Die Leistungsklage bezüglich der Arbeitsbescheinigung ist unbegründet, da der Arbeitgeber hierfür gem. § 312 SGB III zuständig ist. Das ist im Falle der Beschäftigung in der JVA nicht die Beklagte (s. auch § 312 Abs. 4 SGB III).
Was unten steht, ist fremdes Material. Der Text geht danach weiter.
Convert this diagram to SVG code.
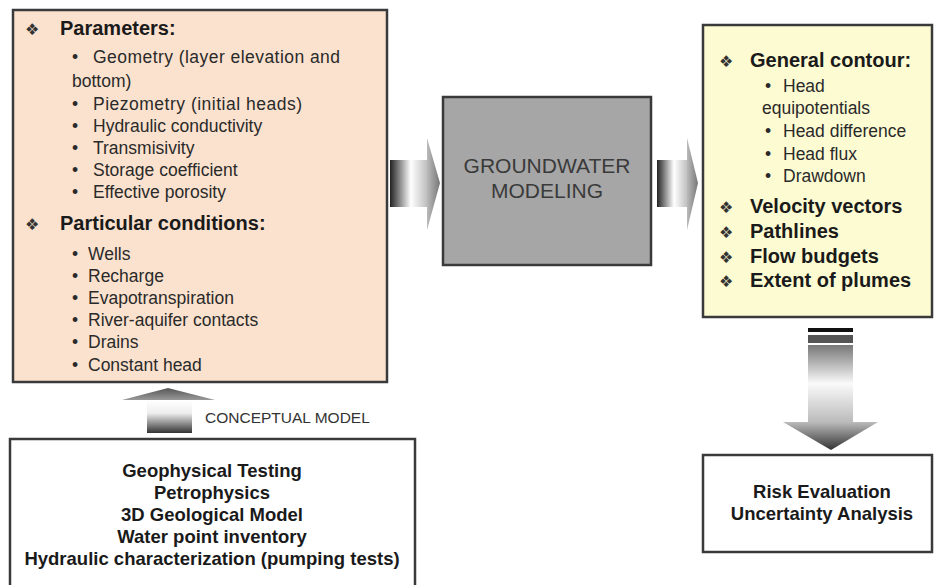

Die Kostenentscheidung beruht auf § 193 SGG. Im Rahmen des dem Senat nach § 193 SGG eingeräumten Ermessens war für den Senat maßgeblich, dass der Kläger mit der Rechtsverfolgung ohne Erfolg geblieben ist und die Beklagte keinen Anlass zur Klageerhebung gegeben hat. Der Senat hält es auch im Falle einer Zurückweisung des Rechtsmittels für erforderlich, nicht nur über die Kosten des Rechtsmittelverfahrens zu entscheiden, sondern auch über die Kosten der vorausgehenden Instanz (so Lüdtke/Berchtold, a.a.O., § 193 Rdnr. 8; erkennender Senat, Urteil vom 19. November 2013, L 13 R 1662/12, veröffentlicht in Juris; a.A. Meyer-Ladewig/Keller/Leitherer, Kommentar zum SGG, 12. Auflage, § 193 SGG Rdnr. 2a; Hintz/Lowe, Kommentar zum SGG, § 193 SGG Rdnr. 11; Jansen, Kommentar zum SGG, 4. Auflage, § 193 SGG Rdnr. 4).

Gründe für die Zulassung der Revision liegen nicht vor.